-- What is being asked --
Pictures must not be retyped. Return exactly the lines from the one with "Recreate this image" through the one with "[heading] at (698,76)", both included, and no others.

-- The input --
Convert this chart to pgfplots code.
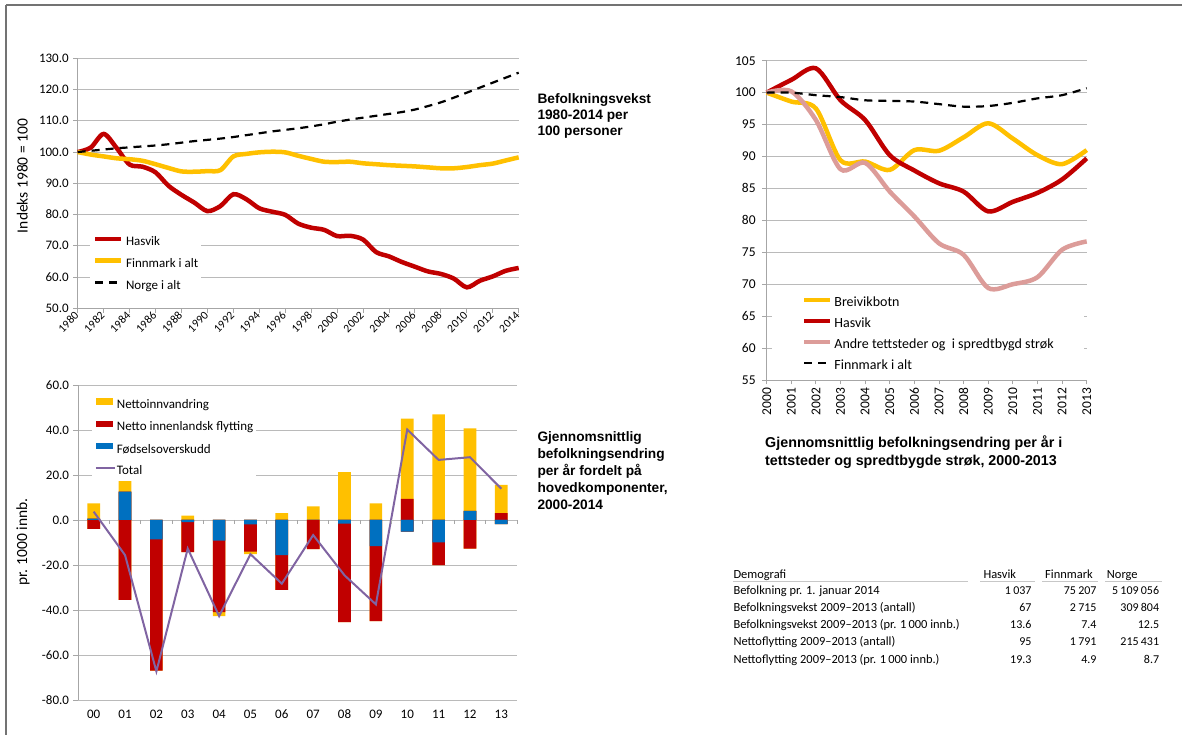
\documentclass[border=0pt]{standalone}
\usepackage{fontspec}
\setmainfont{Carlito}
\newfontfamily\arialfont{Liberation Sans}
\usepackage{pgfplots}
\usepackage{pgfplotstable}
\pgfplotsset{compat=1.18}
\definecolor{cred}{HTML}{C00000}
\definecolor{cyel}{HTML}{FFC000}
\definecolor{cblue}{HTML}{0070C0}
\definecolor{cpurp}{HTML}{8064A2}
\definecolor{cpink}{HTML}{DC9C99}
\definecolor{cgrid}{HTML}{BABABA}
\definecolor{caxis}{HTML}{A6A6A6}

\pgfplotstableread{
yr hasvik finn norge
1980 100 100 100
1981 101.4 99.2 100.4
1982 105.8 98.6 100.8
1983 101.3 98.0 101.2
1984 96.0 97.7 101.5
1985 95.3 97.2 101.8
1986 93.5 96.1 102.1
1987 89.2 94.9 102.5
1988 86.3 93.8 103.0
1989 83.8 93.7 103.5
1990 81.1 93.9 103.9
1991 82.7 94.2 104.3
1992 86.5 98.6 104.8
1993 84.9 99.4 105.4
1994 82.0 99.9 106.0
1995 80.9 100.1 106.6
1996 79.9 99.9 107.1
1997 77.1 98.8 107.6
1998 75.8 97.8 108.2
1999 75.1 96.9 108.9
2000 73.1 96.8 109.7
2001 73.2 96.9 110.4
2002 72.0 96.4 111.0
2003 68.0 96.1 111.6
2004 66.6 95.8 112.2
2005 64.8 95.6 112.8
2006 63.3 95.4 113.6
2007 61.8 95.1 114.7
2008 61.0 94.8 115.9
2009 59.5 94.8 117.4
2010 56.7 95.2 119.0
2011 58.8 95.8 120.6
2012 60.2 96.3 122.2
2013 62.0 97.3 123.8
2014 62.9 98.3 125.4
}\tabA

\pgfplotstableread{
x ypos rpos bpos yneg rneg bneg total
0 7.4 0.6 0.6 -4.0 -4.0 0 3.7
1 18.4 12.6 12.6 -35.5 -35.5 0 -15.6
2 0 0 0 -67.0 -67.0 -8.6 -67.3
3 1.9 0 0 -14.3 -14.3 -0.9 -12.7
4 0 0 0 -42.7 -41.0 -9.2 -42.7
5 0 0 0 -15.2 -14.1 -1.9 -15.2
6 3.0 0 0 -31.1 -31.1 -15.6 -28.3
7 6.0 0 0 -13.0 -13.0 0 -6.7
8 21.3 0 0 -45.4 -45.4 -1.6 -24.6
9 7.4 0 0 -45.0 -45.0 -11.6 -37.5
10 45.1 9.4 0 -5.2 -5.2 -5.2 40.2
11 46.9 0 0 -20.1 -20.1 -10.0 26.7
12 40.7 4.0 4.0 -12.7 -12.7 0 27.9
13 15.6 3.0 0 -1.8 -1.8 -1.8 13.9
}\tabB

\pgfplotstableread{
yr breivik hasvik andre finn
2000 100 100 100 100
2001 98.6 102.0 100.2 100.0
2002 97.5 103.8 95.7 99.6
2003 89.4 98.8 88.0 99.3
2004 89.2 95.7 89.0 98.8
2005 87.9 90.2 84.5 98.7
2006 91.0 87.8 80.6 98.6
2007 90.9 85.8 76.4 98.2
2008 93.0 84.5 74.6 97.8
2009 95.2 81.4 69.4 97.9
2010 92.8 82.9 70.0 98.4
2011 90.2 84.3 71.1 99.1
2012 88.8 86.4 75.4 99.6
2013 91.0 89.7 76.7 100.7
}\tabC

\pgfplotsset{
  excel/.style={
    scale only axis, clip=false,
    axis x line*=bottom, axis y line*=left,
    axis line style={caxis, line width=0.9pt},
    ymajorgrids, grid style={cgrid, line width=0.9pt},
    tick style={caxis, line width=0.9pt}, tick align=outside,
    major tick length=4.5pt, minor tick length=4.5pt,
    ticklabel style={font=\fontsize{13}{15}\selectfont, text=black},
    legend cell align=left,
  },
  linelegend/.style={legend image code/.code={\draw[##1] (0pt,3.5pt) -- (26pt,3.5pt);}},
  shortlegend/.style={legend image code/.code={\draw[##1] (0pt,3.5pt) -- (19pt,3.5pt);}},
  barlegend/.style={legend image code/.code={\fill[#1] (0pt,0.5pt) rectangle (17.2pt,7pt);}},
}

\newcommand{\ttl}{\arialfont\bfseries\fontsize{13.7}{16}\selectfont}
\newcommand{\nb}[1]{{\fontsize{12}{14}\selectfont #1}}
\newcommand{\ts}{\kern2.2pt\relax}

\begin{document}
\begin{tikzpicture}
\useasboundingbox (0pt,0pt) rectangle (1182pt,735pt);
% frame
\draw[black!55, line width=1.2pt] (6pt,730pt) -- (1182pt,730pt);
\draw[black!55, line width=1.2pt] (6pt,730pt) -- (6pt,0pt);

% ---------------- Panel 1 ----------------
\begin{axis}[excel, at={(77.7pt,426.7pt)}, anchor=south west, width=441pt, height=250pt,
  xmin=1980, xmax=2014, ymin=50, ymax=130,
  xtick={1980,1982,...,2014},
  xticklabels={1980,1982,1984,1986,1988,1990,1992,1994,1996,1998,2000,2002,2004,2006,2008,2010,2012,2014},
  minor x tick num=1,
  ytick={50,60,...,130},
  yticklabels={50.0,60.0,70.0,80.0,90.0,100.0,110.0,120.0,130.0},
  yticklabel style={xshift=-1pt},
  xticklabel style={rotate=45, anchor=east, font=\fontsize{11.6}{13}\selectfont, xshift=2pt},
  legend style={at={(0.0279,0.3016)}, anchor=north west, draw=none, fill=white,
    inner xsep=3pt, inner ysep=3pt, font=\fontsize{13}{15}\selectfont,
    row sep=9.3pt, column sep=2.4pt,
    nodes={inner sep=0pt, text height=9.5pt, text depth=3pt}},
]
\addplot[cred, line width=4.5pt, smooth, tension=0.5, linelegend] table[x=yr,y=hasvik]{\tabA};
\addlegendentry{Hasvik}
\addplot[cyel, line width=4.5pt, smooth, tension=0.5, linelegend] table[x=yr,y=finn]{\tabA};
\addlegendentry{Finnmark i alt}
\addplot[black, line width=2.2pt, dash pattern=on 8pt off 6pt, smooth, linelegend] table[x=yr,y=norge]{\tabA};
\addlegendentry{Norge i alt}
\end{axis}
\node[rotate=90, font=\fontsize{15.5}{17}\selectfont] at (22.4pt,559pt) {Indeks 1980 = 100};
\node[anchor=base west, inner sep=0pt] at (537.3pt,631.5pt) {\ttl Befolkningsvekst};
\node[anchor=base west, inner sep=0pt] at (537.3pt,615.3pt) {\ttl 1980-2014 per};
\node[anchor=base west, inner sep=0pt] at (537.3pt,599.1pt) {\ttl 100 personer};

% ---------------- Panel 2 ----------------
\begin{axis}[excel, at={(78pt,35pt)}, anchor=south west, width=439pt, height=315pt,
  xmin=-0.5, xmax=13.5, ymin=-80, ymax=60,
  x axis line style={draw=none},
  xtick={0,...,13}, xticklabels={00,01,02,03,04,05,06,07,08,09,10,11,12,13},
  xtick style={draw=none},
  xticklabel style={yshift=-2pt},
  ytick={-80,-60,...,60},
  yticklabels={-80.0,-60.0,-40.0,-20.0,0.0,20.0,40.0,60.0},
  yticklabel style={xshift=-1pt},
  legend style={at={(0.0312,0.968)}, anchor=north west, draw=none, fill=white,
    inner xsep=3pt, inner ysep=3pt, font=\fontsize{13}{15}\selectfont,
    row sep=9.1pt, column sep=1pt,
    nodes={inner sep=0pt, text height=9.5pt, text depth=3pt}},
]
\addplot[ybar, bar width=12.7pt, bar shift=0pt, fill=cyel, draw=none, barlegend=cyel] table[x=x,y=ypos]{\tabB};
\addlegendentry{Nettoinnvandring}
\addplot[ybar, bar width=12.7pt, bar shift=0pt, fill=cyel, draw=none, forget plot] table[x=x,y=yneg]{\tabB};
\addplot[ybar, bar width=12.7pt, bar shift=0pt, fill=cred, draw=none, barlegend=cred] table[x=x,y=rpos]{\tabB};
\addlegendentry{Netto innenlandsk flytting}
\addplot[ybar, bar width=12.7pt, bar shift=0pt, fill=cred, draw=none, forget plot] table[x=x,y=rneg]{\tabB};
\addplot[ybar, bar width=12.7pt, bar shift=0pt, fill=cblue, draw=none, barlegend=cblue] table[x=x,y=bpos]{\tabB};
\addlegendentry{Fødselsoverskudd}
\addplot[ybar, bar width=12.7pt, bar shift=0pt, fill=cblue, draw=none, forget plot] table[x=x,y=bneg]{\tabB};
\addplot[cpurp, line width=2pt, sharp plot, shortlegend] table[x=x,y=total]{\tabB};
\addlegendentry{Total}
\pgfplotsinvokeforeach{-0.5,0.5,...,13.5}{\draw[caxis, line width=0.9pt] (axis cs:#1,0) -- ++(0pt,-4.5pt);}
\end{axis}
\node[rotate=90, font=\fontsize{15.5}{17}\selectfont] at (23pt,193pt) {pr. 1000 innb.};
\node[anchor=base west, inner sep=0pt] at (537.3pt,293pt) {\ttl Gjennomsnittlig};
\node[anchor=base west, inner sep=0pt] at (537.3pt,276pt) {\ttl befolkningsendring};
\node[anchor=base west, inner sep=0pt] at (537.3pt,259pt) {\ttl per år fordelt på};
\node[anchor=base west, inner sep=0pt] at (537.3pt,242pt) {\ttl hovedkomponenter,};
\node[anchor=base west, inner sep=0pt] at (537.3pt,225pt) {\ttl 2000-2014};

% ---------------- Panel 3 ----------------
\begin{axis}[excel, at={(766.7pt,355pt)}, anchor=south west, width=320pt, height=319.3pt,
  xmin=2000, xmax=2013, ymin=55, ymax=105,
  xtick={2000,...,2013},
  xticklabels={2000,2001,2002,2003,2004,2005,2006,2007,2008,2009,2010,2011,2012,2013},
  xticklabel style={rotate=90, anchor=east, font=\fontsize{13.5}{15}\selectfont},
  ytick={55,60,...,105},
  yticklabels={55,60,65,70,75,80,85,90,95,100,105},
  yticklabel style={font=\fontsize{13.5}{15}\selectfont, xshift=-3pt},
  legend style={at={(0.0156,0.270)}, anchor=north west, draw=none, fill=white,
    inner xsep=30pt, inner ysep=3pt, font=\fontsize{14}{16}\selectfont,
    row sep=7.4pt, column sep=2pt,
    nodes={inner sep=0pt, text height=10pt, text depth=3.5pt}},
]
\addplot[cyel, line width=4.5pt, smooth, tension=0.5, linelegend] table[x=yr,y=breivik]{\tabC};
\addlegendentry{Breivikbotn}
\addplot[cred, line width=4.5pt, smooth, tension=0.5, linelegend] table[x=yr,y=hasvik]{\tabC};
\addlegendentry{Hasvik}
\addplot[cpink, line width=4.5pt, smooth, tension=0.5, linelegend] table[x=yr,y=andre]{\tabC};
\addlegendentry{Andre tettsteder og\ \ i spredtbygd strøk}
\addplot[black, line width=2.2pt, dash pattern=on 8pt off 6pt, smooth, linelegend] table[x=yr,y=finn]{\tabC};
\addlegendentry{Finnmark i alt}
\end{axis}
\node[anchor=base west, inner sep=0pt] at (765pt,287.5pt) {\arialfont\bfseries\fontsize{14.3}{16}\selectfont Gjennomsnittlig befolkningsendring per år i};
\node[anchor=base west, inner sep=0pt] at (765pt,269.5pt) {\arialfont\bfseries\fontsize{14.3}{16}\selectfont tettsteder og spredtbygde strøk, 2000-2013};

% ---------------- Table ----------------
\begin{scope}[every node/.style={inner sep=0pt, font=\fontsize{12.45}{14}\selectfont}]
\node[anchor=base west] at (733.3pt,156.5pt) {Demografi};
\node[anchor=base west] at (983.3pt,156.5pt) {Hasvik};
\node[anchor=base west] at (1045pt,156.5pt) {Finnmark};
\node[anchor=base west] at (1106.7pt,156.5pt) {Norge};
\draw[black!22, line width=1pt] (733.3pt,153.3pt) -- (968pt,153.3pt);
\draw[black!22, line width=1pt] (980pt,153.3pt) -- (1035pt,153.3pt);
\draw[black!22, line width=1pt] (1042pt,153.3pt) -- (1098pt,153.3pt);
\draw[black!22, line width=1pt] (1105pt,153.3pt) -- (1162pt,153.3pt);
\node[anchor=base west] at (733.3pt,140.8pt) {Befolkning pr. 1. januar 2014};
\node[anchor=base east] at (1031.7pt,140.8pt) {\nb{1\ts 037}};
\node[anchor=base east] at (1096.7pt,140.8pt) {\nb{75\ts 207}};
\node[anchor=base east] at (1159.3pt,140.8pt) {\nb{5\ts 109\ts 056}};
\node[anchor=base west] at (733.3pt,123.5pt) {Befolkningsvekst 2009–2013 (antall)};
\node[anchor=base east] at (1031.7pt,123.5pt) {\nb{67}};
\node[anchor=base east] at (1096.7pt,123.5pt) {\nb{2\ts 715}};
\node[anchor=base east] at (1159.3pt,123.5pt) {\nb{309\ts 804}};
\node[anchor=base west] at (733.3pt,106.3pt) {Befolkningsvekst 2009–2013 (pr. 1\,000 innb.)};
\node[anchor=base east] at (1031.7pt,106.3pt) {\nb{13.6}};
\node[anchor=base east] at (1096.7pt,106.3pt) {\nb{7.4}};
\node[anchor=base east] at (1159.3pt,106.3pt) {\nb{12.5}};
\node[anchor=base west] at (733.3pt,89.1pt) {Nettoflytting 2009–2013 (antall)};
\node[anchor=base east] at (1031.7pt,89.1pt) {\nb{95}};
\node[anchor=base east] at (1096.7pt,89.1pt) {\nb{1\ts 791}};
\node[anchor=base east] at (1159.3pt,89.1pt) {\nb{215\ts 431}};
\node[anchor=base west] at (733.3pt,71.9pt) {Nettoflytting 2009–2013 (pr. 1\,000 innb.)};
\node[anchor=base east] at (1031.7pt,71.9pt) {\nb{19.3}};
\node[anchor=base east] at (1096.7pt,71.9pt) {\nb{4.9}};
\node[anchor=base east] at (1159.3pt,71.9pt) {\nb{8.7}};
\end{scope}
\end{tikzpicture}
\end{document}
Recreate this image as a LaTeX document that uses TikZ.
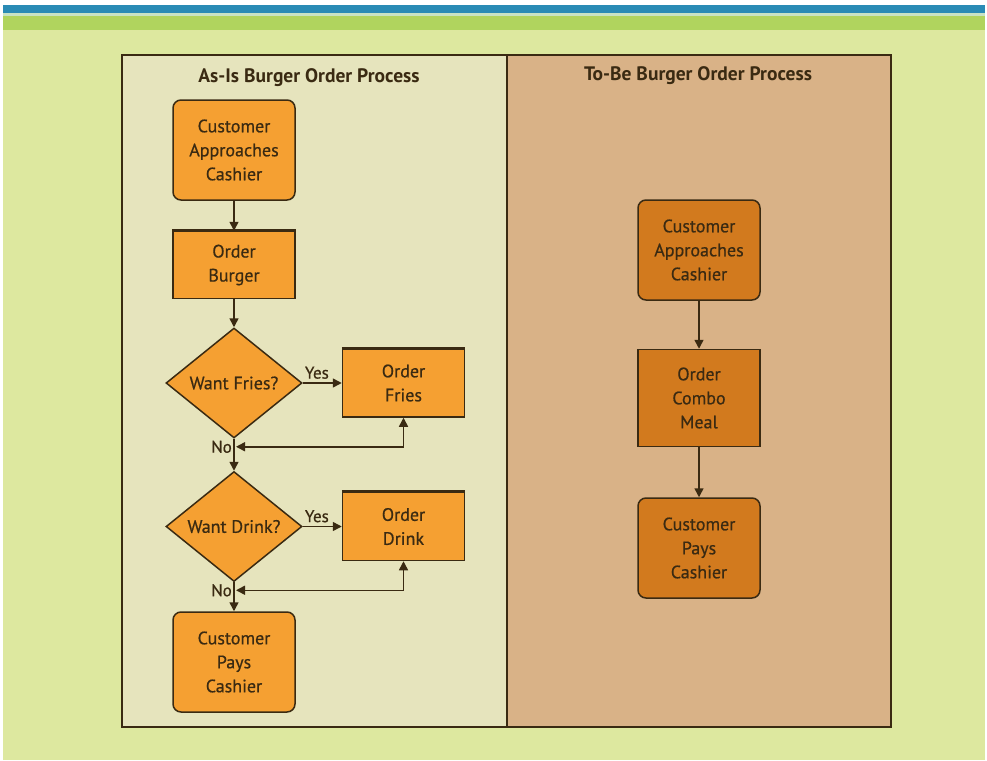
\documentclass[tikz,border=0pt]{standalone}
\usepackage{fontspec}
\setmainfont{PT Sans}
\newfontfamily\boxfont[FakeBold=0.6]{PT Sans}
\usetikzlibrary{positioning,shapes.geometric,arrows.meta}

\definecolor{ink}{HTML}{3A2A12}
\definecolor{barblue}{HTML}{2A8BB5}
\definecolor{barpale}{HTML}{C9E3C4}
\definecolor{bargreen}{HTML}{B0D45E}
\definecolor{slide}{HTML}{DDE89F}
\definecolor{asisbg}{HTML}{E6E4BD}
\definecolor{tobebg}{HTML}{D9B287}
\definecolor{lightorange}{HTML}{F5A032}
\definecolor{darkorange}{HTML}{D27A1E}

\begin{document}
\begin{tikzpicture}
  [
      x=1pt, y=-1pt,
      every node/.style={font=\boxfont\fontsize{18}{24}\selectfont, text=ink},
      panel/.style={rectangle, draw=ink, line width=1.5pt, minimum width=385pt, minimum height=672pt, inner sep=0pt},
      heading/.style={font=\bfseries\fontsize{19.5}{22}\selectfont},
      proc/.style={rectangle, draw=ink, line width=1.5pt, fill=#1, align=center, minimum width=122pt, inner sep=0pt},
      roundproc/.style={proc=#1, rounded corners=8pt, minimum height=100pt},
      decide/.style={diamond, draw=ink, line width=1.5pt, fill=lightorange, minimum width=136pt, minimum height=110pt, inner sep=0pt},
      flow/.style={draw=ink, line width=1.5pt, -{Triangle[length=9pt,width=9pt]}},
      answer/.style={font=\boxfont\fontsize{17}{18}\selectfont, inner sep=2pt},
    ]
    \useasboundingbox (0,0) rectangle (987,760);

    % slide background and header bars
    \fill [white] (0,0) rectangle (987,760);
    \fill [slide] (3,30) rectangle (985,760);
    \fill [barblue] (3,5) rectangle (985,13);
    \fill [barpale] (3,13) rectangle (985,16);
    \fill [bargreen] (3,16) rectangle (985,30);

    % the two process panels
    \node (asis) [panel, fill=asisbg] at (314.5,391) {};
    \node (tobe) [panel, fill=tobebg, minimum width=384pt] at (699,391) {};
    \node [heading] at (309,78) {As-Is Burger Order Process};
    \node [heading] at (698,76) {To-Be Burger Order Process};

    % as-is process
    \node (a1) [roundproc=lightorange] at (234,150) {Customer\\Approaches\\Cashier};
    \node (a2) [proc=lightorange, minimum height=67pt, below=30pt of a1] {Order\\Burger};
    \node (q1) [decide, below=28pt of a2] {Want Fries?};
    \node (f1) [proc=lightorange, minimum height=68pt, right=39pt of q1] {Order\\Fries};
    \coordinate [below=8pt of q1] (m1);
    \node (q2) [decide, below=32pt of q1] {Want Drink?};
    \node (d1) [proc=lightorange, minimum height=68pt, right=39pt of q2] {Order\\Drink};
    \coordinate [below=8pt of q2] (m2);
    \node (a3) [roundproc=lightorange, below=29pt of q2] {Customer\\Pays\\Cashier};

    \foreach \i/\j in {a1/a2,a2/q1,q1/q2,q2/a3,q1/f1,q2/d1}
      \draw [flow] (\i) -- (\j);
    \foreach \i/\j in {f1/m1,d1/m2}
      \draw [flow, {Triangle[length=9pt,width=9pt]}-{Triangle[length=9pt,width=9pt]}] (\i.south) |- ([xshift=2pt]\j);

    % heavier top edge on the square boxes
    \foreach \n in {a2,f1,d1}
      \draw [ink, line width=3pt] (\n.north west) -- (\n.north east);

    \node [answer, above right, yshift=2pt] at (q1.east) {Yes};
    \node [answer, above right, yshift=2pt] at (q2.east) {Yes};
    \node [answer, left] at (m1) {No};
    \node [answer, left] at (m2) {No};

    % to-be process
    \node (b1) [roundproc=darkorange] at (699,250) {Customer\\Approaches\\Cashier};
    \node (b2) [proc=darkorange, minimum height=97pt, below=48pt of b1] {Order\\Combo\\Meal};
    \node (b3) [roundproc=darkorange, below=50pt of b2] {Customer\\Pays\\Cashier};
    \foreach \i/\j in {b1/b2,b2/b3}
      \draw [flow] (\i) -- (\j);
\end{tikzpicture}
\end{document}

-- Completed exercise --
Recreate this image as a LaTeX document that uses TikZ.
\documentclass[tikz,border=0pt]{standalone}
\usepackage{fontspec}
\setmainfont{PT Sans}
\newfontfamily\boxfont[FakeBold=0.6]{PT Sans}
\usetikzlibrary{positioning,shapes.geometric,arrows.meta}

\definecolor{ink}{HTML}{3A2A12}
\definecolor{barblue}{HTML}{2A8BB5}
\definecolor{barpale}{HTML}{C9E3C4}
\definecolor{bargreen}{HTML}{B0D45E}
\definecolor{slide}{HTML}{DDE89F}
\definecolor{asisbg}{HTML}{E6E4BD}
\definecolor{tobebg}{HTML}{D9B287}
\definecolor{lightorange}{HTML}{F5A032}
\definecolor{darkorange}{HTML}{D27A1E}

\begin{document}
\begin{tikzpicture}
  [
      x=1pt, y=-1pt,
      every node/.style={font=\boxfont\fontsize{18}{24}\selectfont, text=ink},
      panel/.style={rectangle, draw=ink, line width=1.5pt, minimum width=385pt, minimum height=672pt, inner sep=0pt},
      heading/.style={font=\bfseries\fontsize{19.5}{22}\selectfont},
      proc/.style={rectangle, draw=ink, line width=1.5pt, fill=#1, align=center, minimum width=122pt, inner sep=0pt},
      roundproc/.style={proc=#1, rounded corners=8pt, minimum height=100pt},
      decide/.style={diamond, draw=ink, line width=1.5pt, fill=lightorange, minimum width=136pt, minimum height=110pt, inner sep=0pt},
      flow/.style={draw=ink, line width=1.5pt, -{Triangle[length=9pt,width=9pt]}},
      answer/.style={font=\boxfont\fontsize{17}{18}\selectfont, inner sep=2pt},
    ]
    \useasboundingbox (0,0) rectangle (987,760);

    % slide background and header bars
    \fill [white] (0,0) rectangle (987,760);
    \fill [slide] (3,30) rectangle (985,760);
    \fill [barblue] (3,5) rectangle (985,13);
    \fill [barpale] (3,13) rectangle (985,16);
    \fill [bargreen] (3,16) rectangle (985,30);

    % the two process panels
    \node (asis) [panel, fill=asisbg] at (314.5,391) {};
    \node (tobe) [panel, fill=tobebg, minimum width=384pt] at (699,391) {};
    \node [heading] at (309,78) {As-Is Burger Order Process};
    \node [heading] at (698,76) {To-Be Burger Order Process};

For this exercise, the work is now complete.